YOUR INSTRUCTIONS => All of the lines below are to be transcribed faithfully, with pictures excluded from the copy.

* start *

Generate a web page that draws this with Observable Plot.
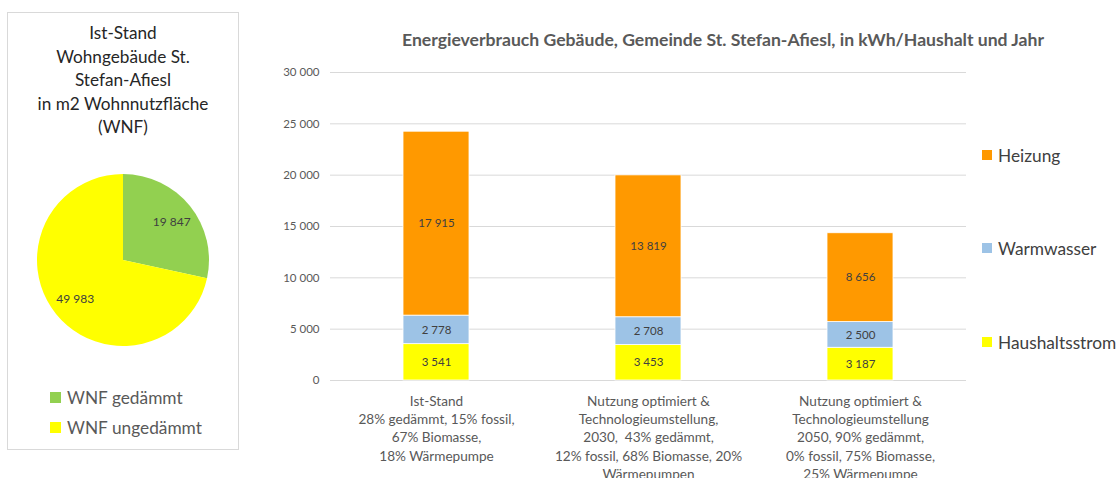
<!DOCTYPE html>
<html>
<head>
<meta charset="utf-8">
<script src="https://cdn.jsdelivr.net/npm/d3@7"></script>
<script src="https://cdn.jsdelivr.net/npm/@observablehq/plot@0.6"></script>
<style>
  html, body { margin: 0; padding: 0; background: #fff; }
  body { width: 1118px; height: 478px; position: relative; overflow: hidden; font-family: Lato, "Open Sans", sans-serif; }
  .abs { position: absolute; }
  #box { left: 7px; top: 12px; width: 232px; height: 438px; border: 1px solid #d9d9d9; box-sizing: border-box; }
  #pieTitle { left: 8px; top: 21px; width: 230px; text-align: center; font-size: 17.2px; line-height: 23.5px; color: #262626; }
  .pleg { left: 50px; font-size: 17.3px; color: #595959; display: flex; align-items: center; height: 24px; }
  .pleg span.sw { display: inline-block; width: 11px; height: 11px; margin-right: 6px; }
  #barTitle { left: 250px; width: 946px; top: 29px; text-align: center; font-size: 17.6px; font-weight: bold; color: #595959; white-space: nowrap; }
  .bleg { left: 982px; font-size: 17.3px; color: #404040; display: flex; align-items: center; height: 22px; }
  .bleg span.sw { display: inline-block; width: 10px; height: 10px; margin-right: 6px; }
</style>
</head>
<body>
<script>
// ---------- data ----------
const pieTitleLines = ["Ist-Stand", "Wohngebäude St.", "Stefan-Afiesl", "in m2 Wohnnutzfläche", "(WNF)"];
const pieCategories = ["WNF gedämmt", "WNF ungedämmt"];
const pieValues = [19847, 49983];
const pieColors = ["#92d050", "#ffff00"];

const barTitle = "Energieverbrauch Gebäude, Gemeinde St. Stefan-Afiesl, in kWh/Haushalt und Jahr";
const scenarios = [
  "Ist-Stand\n28% gedämmt, 15% fossil,\n67% Biomasse,\n18% Wärmepumpe",
  "Nutzung optimiert &\nTechnologieumstellung,\n2030,  43% gedämmt,\n12% fossil, 68% Biomasse, 20%\nWärmepumpen",
  "Nutzung optimiert &\nTechnologieumstellung\n2050, 90% gedämmt,\n0% fossil, 75% Biomasse,\n25% Wärmepumpe"
];
const series = ["Haushaltsstrom", "Warmwasser", "Heizung"];
const haushaltsstrom = [3541, 3453, 3187];
const warmwasser = [2778, 2708, 2500];
const heizung = [17915, 13819, 8656];
const seriesColors = ["#ffff00", "#9dc3e6", "#ff9900"];
const yTicks = [0, 5000, 10000, 15000, 20000, 25000, 30000];
const legendOrder = ["Heizung", "Warmwasser", "Haushaltsstrom"];

// ---------- helpers ----------
const locale = d3.formatLocale({decimal: ",", thousands: "\u00a0", grouping: [3], currency: ["", " €"]});
const fmt = locale.format(",d");

function el(tag, cls, style, html) {
  const e = document.createElement(tag);
  if (cls) e.className = cls;
  Object.assign(e.style, style || {});
  if (html != null) e.innerHTML = html;
  document.body.appendChild(e);
  return e;
}

// ---------- left box: pie ----------
el("div", "abs", {}, null).id = "box";
const pt = el("div", "abs", {});
pt.id = "pieTitle";
pt.innerHTML = pieTitleLines.join("<br>");

const pieData = pieCategories.map((c, i) => ({category: c, value: pieValues[i]}));
const R = 86;
const arcs = d3.pie().sort(null).value(d => d.value)(pieData);
const arcGen = d3.arc().innerRadius(0).outerRadius(R);
const labelArc = d3.arc().innerRadius(R * 0.44).outerRadius(R);
const pieColor = d3.scaleOrdinal(pieCategories, pieColors);

const pie = Plot.plot({
  width: 230, height: 190, margin: 0,
  style: {background: "transparent", fontFamily: "Lato, sans-serif"},
  x: {domain: [-115, 115], range: [0, 230], axis: null},
  y: {domain: [-95, 95], range: [0, 190], axis: null},
  marks: [
    (index, scales) => {
      const g = d3.create("svg:g")
        .attr("transform", `translate(${scales.x(0)},${scales.y(0)})`);
      g.selectAll("path").data(arcs).join("path")
        .attr("d", arcGen)
        .attr("fill", d => pieColor(d.data.category));
      return g.node();
    },
    Plot.text(arcs, {
      x: d => labelArc.centroid(d)[0],
      y: d => labelArc.centroid(d)[1],
      text: d => fmt(d.data.value),
      fill: "#404040", fontSize: 12
    })
  ]
});
const pieWrap = el("div", "abs", {left: "8px", top: "165px"});
pieWrap.appendChild(pie);

pieCategories.forEach((c, i) => {
  el("div", "abs pleg", {top: (385 + i * 30) + "px"},
    `<span class="sw" style="background:${pieColors[i]}"></span>${c}`);
});

// ---------- right: stacked bars ----------
const bt = el("div", "abs", {}, barTitle);
bt.id = "barTitle";

const barData = [];
scenarios.forEach((s, i) => {
  barData.push({scenario: s, series: "Haushaltsstrom", value: haushaltsstrom[i]});
  barData.push({scenario: s, series: "Warmwasser", value: warmwasser[i]});
  barData.push({scenario: s, series: "Heizung", value: heizung[i]});
});

const bars = Plot.plot({
  width: 868, height: 423,
  marginLeft: 80, marginRight: 152, marginTop: 17, marginBottom: 98,
  style: {background: "transparent", fontFamily: "Lato, sans-serif", color: "#595959", overflow: "visible"},
  x: {domain: scenarios, paddingInner: 0.69, paddingOuter: 0.345, label: null},
  y: {domain: [0, 30000], label: null},
  color: {domain: series, range: seriesColors},
  marks: [
    Plot.ruleY(yTicks, {stroke: "#d9d9d9", strokeWidth: 1}),
    Plot.barY(barData, {x: "scenario", y: "value", fill: "series", order: series, stroke: "white", strokeWidth: 0.8}),
    Plot.text(barData, Plot.stackY({
      x: "scenario", y: "value", z: "series", order: series,
      text: d => fmt(d.value), fill: "#404040", fontSize: 11.5
    })),
    Plot.axisY({ticks: yTicks, tickFormat: fmt, tickSize: 0, tickPadding: 11, fontSize: 11.5}),
    Plot.axisX({tickSize: 0, tickPadding: 12, fontSize: 13.6, lineHeight: 1.35})
  ]
});
const barWrap = el("div", "abs", {left: "250px", top: "55px"});
barWrap.appendChild(bars);

const legendY = {"Heizung": 155, "Warmwasser": 248, "Haushaltsstrom": 342};
legendOrder.forEach(s => {
  el("div", "abs bleg", {top: (legendY[s] - 11) + "px"},
    `<span class="sw" style="background:${seriesColors[series.indexOf(s)]}"></span>${s}`);
});
</script>
</body>
</html>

* end *

TASK ANSWER =>
Generate a web page that draws this with Observable Plot.
<!DOCTYPE html>
<html>
<head>
<meta charset="utf-8">
<script src="https://cdn.jsdelivr.net/npm/d3@7"></script>
<script src="https://cdn.jsdelivr.net/npm/@observablehq/plot@0.6"></script>
<style>
  html, body { margin: 0; padding: 0; background: #fff; }
  body { width: 1118px; height: 478px; position: relative; overflow: hidden; font-family: Lato, "Open Sans", sans-serif; }
  .abs { position: absolute; }
  #box { left: 7px; top: 12px; width: 232px; height: 438px; border: 1px solid #d9d9d9; box-sizing: border-box; }
  #pieTitle { left: 8px; top: 21px; width: 230px; text-align: center; font-size: 17.2px; line-height: 23.5px; color: #262626; }
  .pleg { left: 50px; font-size: 17.3px; color: #595959; display: flex; align-items: center; height: 24px; }
  .pleg span.sw { display: inline-block; width: 11px; height: 11px; margin-right: 6px; }
  #barTitle { left: 250px; width: 946px; top: 29px; text-align: center; font-size: 17.6px; font-weight: bold; color: #595959; white-space: nowrap; }
  .bleg { left: 982px; font-size: 17.3px; color: #404040; display: flex; align-items: center; height: 22px; }
  .bleg span.sw { display: inline-block; width: 10px; height: 10px; margin-right: 6px; }
</style>
</head>
<body>
<script>
// ---------- data ----------
const pieTitleLines = ["Ist-Stand", "Wohngebäude St.", "Stefan-Afiesl", "in m2 Wohnnutzfläche", "(WNF)"];
const pieCategories = ["WNF gedämmt", "WNF ungedämmt"];
const pieValues = [19847, 49983];
const pieColors = ["#92d050", "#ffff00"];

const barTitle = "Energieverbrauch Gebäude, Gemeinde St. Stefan-Afiesl, in kWh/Haushalt und Jahr";
const scenarios = [
  "Ist-Stand\n28% gedämmt, 15% fossil,\n67% Biomasse,\n18% Wärmepumpe",
  "Nutzung optimiert &\nTechnologieumstellung,\n2030,  43% gedämmt,\n12% fossil, 68% Biomasse, 20%\nWärmepumpen",
  "Nutzung optimiert &\nTechnologieumstellung\n2050, 90% gedämmt,\n0% fossil, 75% Biomasse,\n25% Wärmepumpe"
];
const series = ["Haushaltsstrom", "Warmwasser", "Heizung"];
const haushaltsstrom = [3541, 3453, 3187];
const warmwasser = [2778, 2708, 2500];
const heizung = [17915, 13819, 8656];
const seriesColors = ["#ffff00", "#9dc3e6", "#ff9900"];
const yTicks = [0, 5000, 10000, 15000, 20000, 25000, 30000];
const legendOrder = ["Heizung", "Warmwasser", "Haushaltsstrom"];

// ---------- helpers ----------
const locale = d3.formatLocale({decimal: ",", thousands: "\u00a0", grouping: [3], currency: ["", " €"]});
const fmt = locale.format(",d");

function el(tag, cls, style, html) {
  const e = document.createElement(tag);
  if (cls) e.className = cls;
  Object.assign(e.style, style || {});
  if (html != null) e.innerHTML = html;
  document.body.appendChild(e);
  return e;
}

// ---------- left box: pie ----------
el("div", "abs", {}, null).id = "box";
const pt = el("div", "abs", {});
pt.id = "pieTitle";
pt.innerHTML = pieTitleLines.join("<br>");

const pieData = pieCategories.map((c, i) => ({category: c, value: pieValues[i]}));
const R = 86;
const arcs = d3.pie().sort(null).value(d => d.value)(pieData);
const arcGen = d3.arc().innerRadius(0).outerRadius(R);
const labelArc = d3.arc().innerRadius(R * 0.44).outerRadius(R);
const pieColor = d3.scaleOrdinal(pieCategories, pieColors);

const pie = Plot.plot({
  width: 230, height: 190, margin: 0,
  style: {background: "transparent", fontFamily: "Lato, sans-serif"},
  x: {domain: [-115, 115], range: [0, 230], axis: null},
  y: {domain: [-95, 95], range: [0, 190], axis: null},
  marks: [
    (index, scales) => {
      const g = d3.create("svg:g")
        .attr("transform", `translate(${scales.x(0)},${scales.y(0)})`);
      g.selectAll("path").data(arcs).join("path")
        .attr("d", arcGen)
        .attr("fill", d => pieColor(d.data.category));
      return g.node();
    },
    Plot.text(arcs, {
      x: d => labelArc.centroid(d)[0],
      y: d => labelArc.centroid(d)[1],
      text: d => fmt(d.data.value),
      fill: "#404040", fontSize: 12
    })
  ]
});
const pieWrap = el("div", "abs", {left: "8px", top: "165px"});
pieWrap.appendChild(pie);

pieCategories.forEach((c, i) => {
  el("div", "abs pleg", {top: (385 + i * 30) + "px"},
    `<span class="sw" style="background:${pieColors[i]}"></span>${c}`);
});

// ---------- right: stacked bars ----------
const bt = el("div", "abs", {}, barTitle);
bt.id = "barTitle";

const barData = [];
scenarios.forEach((s, i) => {
  barData.push({scenario: s, series: "Haushaltsstrom", value: haushaltsstrom[i]});
  barData.push({scenario: s, series: "Warmwasser", value: warmwasser[i]});
  barData.push({scenario: s, series: "Heizung", value: heizung[i]});
});

const bars = Plot.plot({
  width: 868, height: 423,
  marginLeft: 80, marginRight: 152, marginTop: 17, marginBottom: 98,
  style: {background: "transparent", fontFamily: "Lato, sans-serif", color: "#595959", overflow: "visible"},
  x: {domain: scenarios, paddingInner: 0.69, paddingOuter: 0.345, label: null},
  y: {domain: [0, 30000], label: null},
  color: {domain: series, range: seriesColors},
  marks: [
    Plot.ruleY(yTicks, {stroke: "#d9d9d9", strokeWidth: 1}),
    Plot.barY(barData, {x: "scenario", y: "value", fill: "series", order: series, stroke: "white", strokeWidth: 0.8}),
    Plot.text(barData, Plot.stackY({
      x: "scenario", y: "value", z: "series", order: series,
      text: d => fmt(d.value), fill: "#404040", fontSize: 11.5
    })),
    Plot.axisY({ticks: yTicks, tickFormat: fmt, tickSize: 0, tickPadding: 11, fontSize: 11.5}),
    Plot.axisX({tickSize: 0, tickPadding: 12, fontSize: 13.6, lineHeight: 1.35})
  ]
});
const barWrap = el("div", "abs", {left: "250px", top: "55px"});
barWrap.appendChild(bars);

const legendY = {"Heizung": 155, "Warmwasser": 248, "Haushaltsstrom": 342};
legendOrder.forEach(s => {
  el("div", "abs bleg", {top: (legendY[s] - 11) + "px"},
    `<span class="sw" style="background:${seriesColors[series.indexOf(s)]}"></span>${s}`);
});
</script>
</body>
</html>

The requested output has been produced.